**** Supplied information

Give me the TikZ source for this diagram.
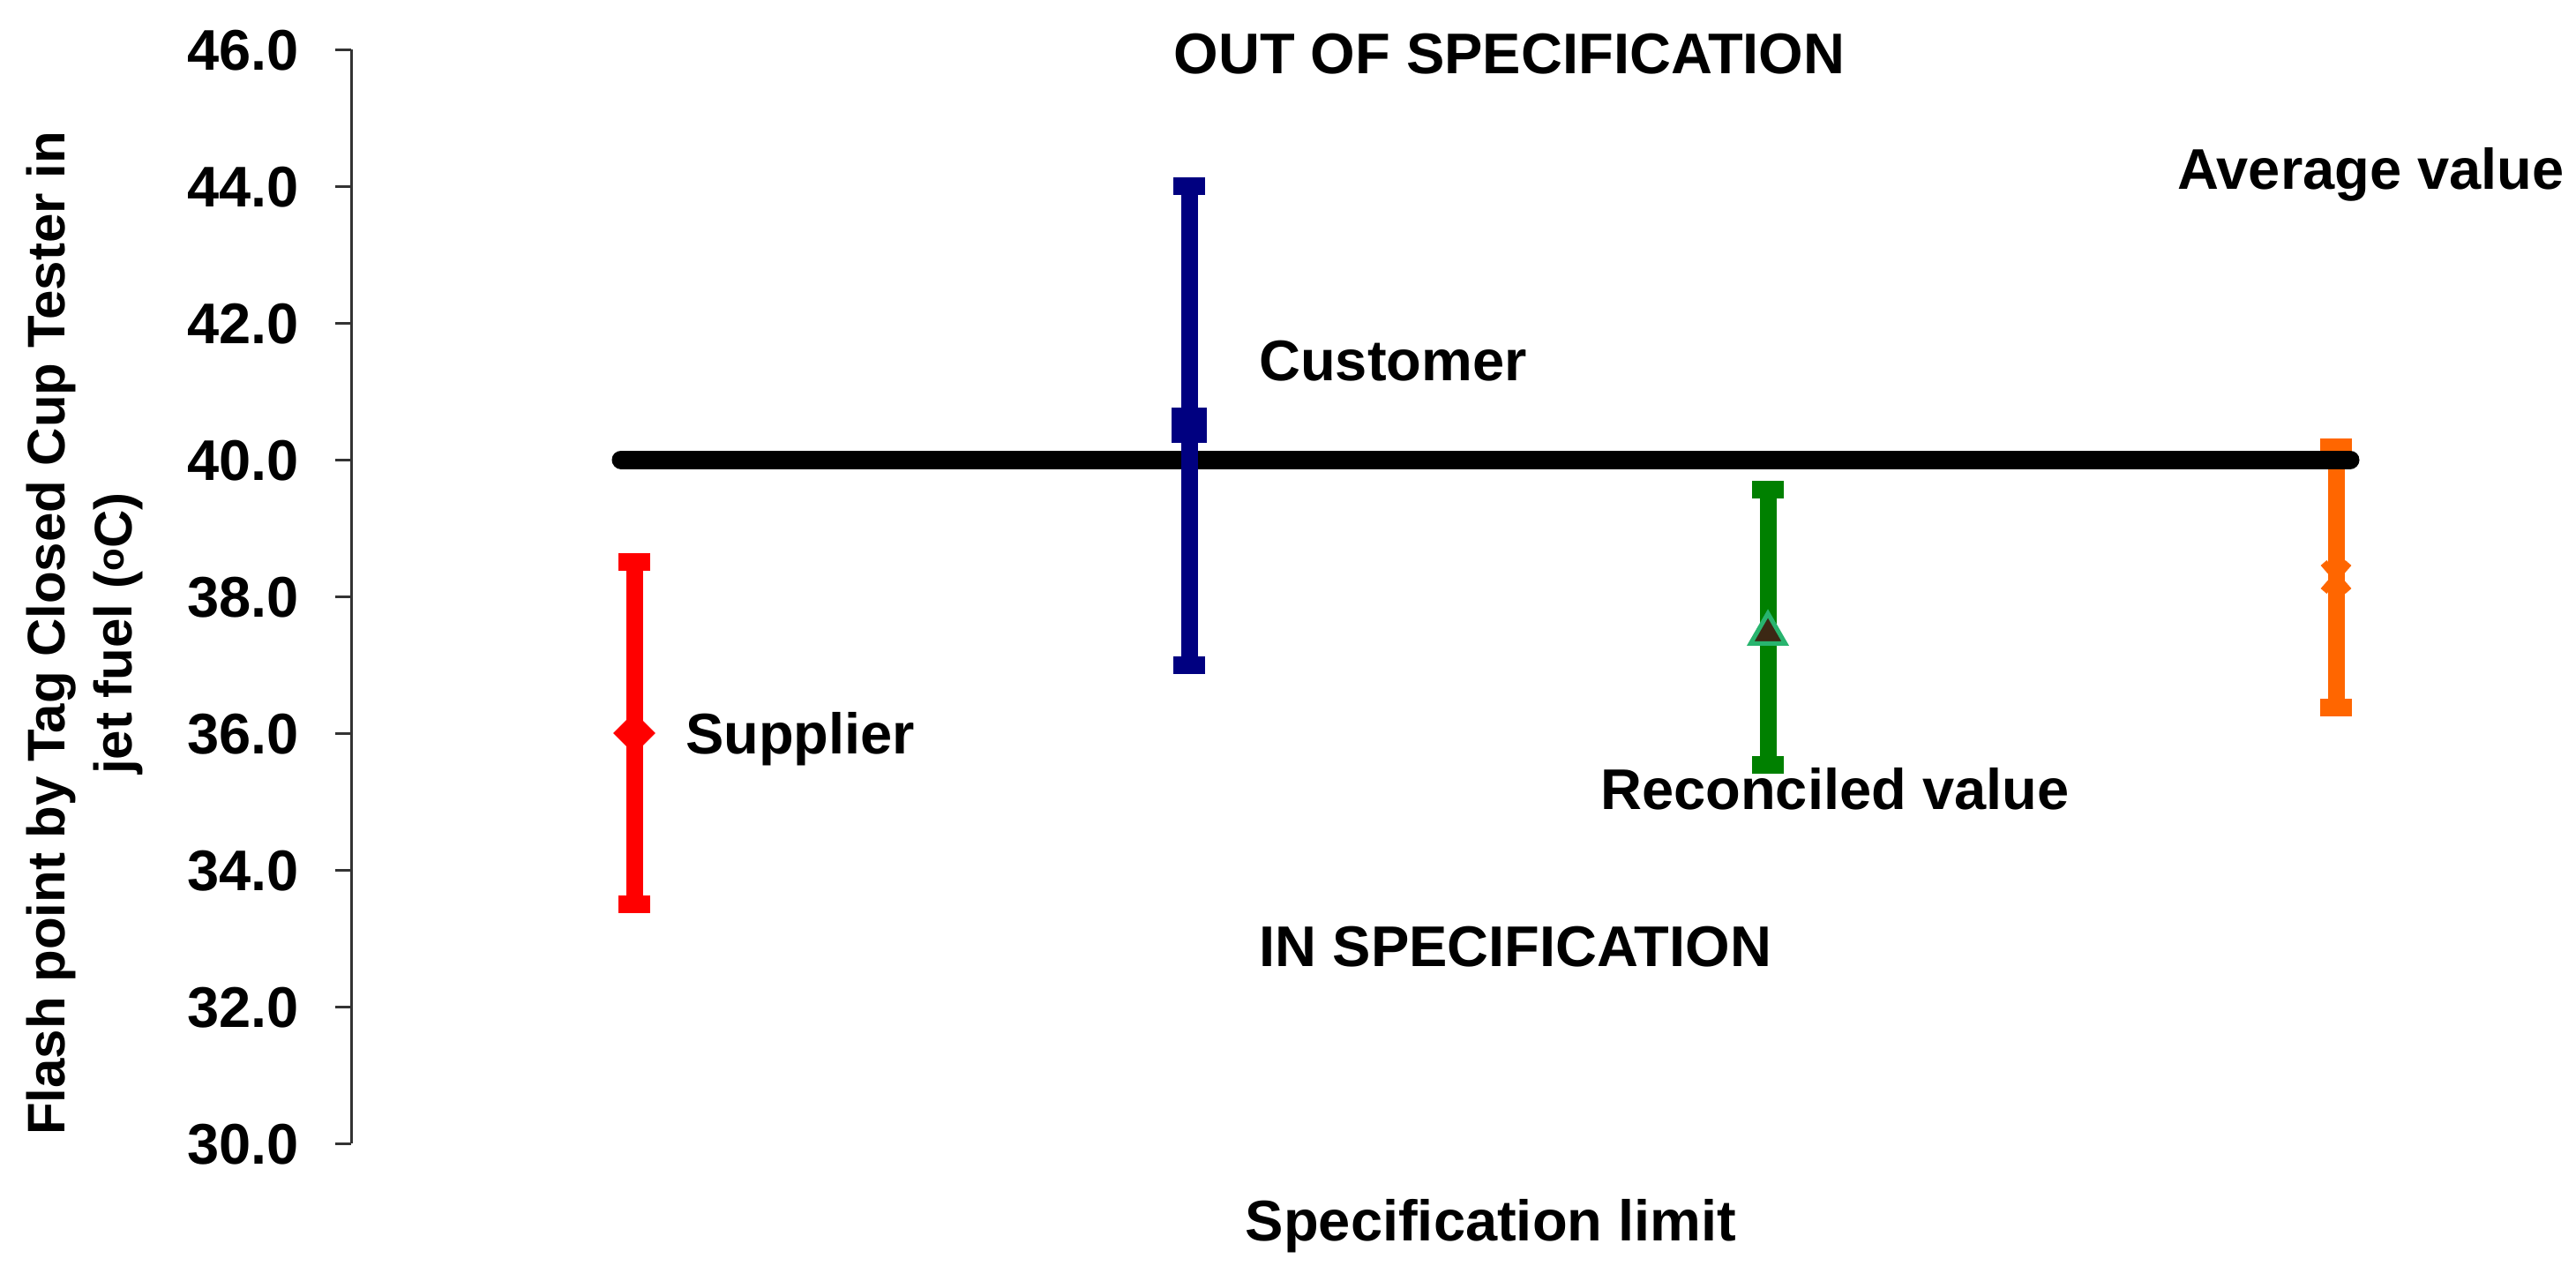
\documentclass[tikz,border=0pt]{standalone}
\usepackage{fontspec}
\setmainfont{Liberation Sans}
\usetikzlibrary{shapes.geometric}
\definecolor{cRed}{RGB}{255,0,0}
\definecolor{cNavy}{RGB}{0,0,128}
\definecolor{cGreen}{RGB}{0,128,0}
\definecolor{cOrange}{RGB}{255,102,0}
\definecolor{cTri}{RGB}{60,40,20}
\definecolor{cTriEdge}{RGB}{40,180,110}
\begin{document}
\begin{tikzpicture}[x=1pt,y=-1pt,
  txt/.style={inner sep=0pt,font=\fontsize{65}{76}\selectfont\bfseries},
  bar/.style={line width=19pt},
  barcap/.style={minimum width=36pt,minimum height=20pt,inner sep=0pt,draw=none,rectangle}]
\useasboundingbox (0,0) rectangle (2920,1451);
% axis
\draw[line width=3pt,black!80] (398,56) -- (398,1296);
\foreach \v in {30,32,...,46}{
  \pgfmathsetmacro{\yy}{521-(\v-40)*77.5}
  \draw[line width=3pt,black!80] (380,\yy) -- (398,\yy);
  \node[txt,anchor=base east] at (339,\yy+23) {\v.0};
}
% y title
\node[txt,rotate=90,align=center,font=\fontsize{60}{76}\selectfont\bfseries] (ytitle) at (96,718)
  {Flash point by Tag Closed Cup Tester in\\ jet fuel (\textsuperscript{o}C)};
% orange (behind limit line)
\draw[bar,cOrange] (2648,507) -- (2648,802);
\node[barcap,fill=cOrange] at (2648,507) {};
\node[barcap,fill=cOrange] at (2648,802) {};
\coordinate (om) at (2648,654);
\draw[cOrange,line width=9pt] ([shift={(-14,-16)}]om) -- ([shift={(14,16)}]om);
\draw[cOrange,line width=9pt] ([shift={(-14,16)}]om) -- ([shift={(14,-16)}]om);
% spec limit line
\draw[line width=21pt,line cap=round] (704,521) -- (2664,521);
% supplier
\draw[bar,cRed] (719,637) -- (719,1025);
\node[barcap,fill=cRed] at (719,637) {};
\node[barcap,fill=cRed] at (719,1025) {};
\node[diamond,fill=cRed,minimum size=48pt,inner sep=0pt] at (719,831) {};
% customer
\draw[bar,cNavy] (1348,211) -- (1348,754);
\node[barcap,fill=cNavy] at (1348,211) {};
\node[barcap,fill=cNavy] at (1348,754) {};
\node[rectangle,fill=cNavy,minimum size=40pt,inner sep=0pt] at (1348,482) {};
% reconciled
\draw[bar,cGreen] (2004,555) -- (2004,867);
\node[barcap,fill=cGreen] at (2004,555) {};
\node[barcap,fill=cGreen] at (2004,867) {};
\node[isosceles triangle,isosceles triangle apex angle=60,shape border rotate=90,fill=cTri,draw=cTriEdge,line width=5pt,minimum size=34pt,inner sep=0pt] at (2004,718) {};
% labels
\node[txt,anchor=base] (out) at (1711,83) {OUT OF SPECIFICATION};
\node[txt,anchor=base west] (cust) at (1427,431) {Customer};
\node[txt,anchor=base west] (avg) at (2468,214) {Average value};
\node[txt,anchor=base west] (sup) at (777,854) {Supplier};
\node[txt,anchor=base west] (rec) at (1814,917) {Reconciled value};
\node[txt,anchor=base] (in) at (1718,1095) {IN SPECIFICATION};
\node[txt,anchor=base] (lim) at (1690,1406) {Specification limit};
\end{tikzpicture}
\end{document}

********

### Work to complete:
Copy the whole listing above word for word but do not carry over the pictures.

### Result for this task:
Give me the TikZ source for this diagram.
\documentclass[tikz,border=0pt]{standalone}
\usepackage{fontspec}
\setmainfont{Liberation Sans}
\usetikzlibrary{shapes.geometric}
\definecolor{cRed}{RGB}{255,0,0}
\definecolor{cNavy}{RGB}{0,0,128}
\definecolor{cGreen}{RGB}{0,128,0}
\definecolor{cOrange}{RGB}{255,102,0}
\definecolor{cTri}{RGB}{60,40,20}
\definecolor{cTriEdge}{RGB}{40,180,110}
\begin{document}
\begin{tikzpicture}[x=1pt,y=-1pt,
  txt/.style={inner sep=0pt,font=\fontsize{65}{76}\selectfont\bfseries},
  bar/.style={line width=19pt},
  barcap/.style={minimum width=36pt,minimum height=20pt,inner sep=0pt,draw=none,rectangle}]
\useasboundingbox (0,0) rectangle (2920,1451);
% axis
\draw[line width=3pt,black!80] (398,56) -- (398,1296);
\foreach \v in {30,32,...,46}{
  \pgfmathsetmacro{\yy}{521-(\v-40)*77.5}
  \draw[line width=3pt,black!80] (380,\yy) -- (398,\yy);
  \node[txt,anchor=base east] at (339,\yy+23) {\v.0};
}
% y title
\node[txt,rotate=90,align=center,font=\fontsize{60}{76}\selectfont\bfseries] (ytitle) at (96,718)
  {Flash point by Tag Closed Cup Tester in\\ jet fuel (\textsuperscript{o}C)};
% orange (behind limit line)
\draw[bar,cOrange] (2648,507) -- (2648,802);
\node[barcap,fill=cOrange] at (2648,507) {};
\node[barcap,fill=cOrange] at (2648,802) {};
\coordinate (om) at (2648,654);
\draw[cOrange,line width=9pt] ([shift={(-14,-16)}]om) -- ([shift={(14,16)}]om);
\draw[cOrange,line width=9pt] ([shift={(-14,16)}]om) -- ([shift={(14,-16)}]om);
% spec limit line
\draw[line width=21pt,line cap=round] (704,521) -- (2664,521);
% supplier
\draw[bar,cRed] (719,637) -- (719,1025);
\node[barcap,fill=cRed] at (719,637) {};
\node[barcap,fill=cRed] at (719,1025) {};
\node[diamond,fill=cRed,minimum size=48pt,inner sep=0pt] at (719,831) {};
% customer
\draw[bar,cNavy] (1348,211) -- (1348,754);
\node[barcap,fill=cNavy] at (1348,211) {};
\node[barcap,fill=cNavy] at (1348,754) {};
\node[rectangle,fill=cNavy,minimum size=40pt,inner sep=0pt] at (1348,482) {};
% reconciled
\draw[bar,cGreen] (2004,555) -- (2004,867);
\node[barcap,fill=cGreen] at (2004,555) {};
\node[barcap,fill=cGreen] at (2004,867) {};
\node[isosceles triangle,isosceles triangle apex angle=60,shape border rotate=90,fill=cTri,draw=cTriEdge,line width=5pt,minimum size=34pt,inner sep=0pt] at (2004,718) {};
% labels
\node[txt,anchor=base] (out) at (1711,83) {OUT OF SPECIFICATION};
\node[txt,anchor=base west] (cust) at (1427,431) {Customer};
\node[txt,anchor=base west] (avg) at (2468,214) {Average value};
\node[txt,anchor=base west] (sup) at (777,854) {Supplier};
\node[txt,anchor=base west] (rec) at (1814,917) {Reconciled value};
\node[txt,anchor=base] (in) at (1718,1095) {IN SPECIFICATION};
\node[txt,anchor=base] (lim) at (1690,1406) {Specification limit};
\end{tikzpicture}
\end{document}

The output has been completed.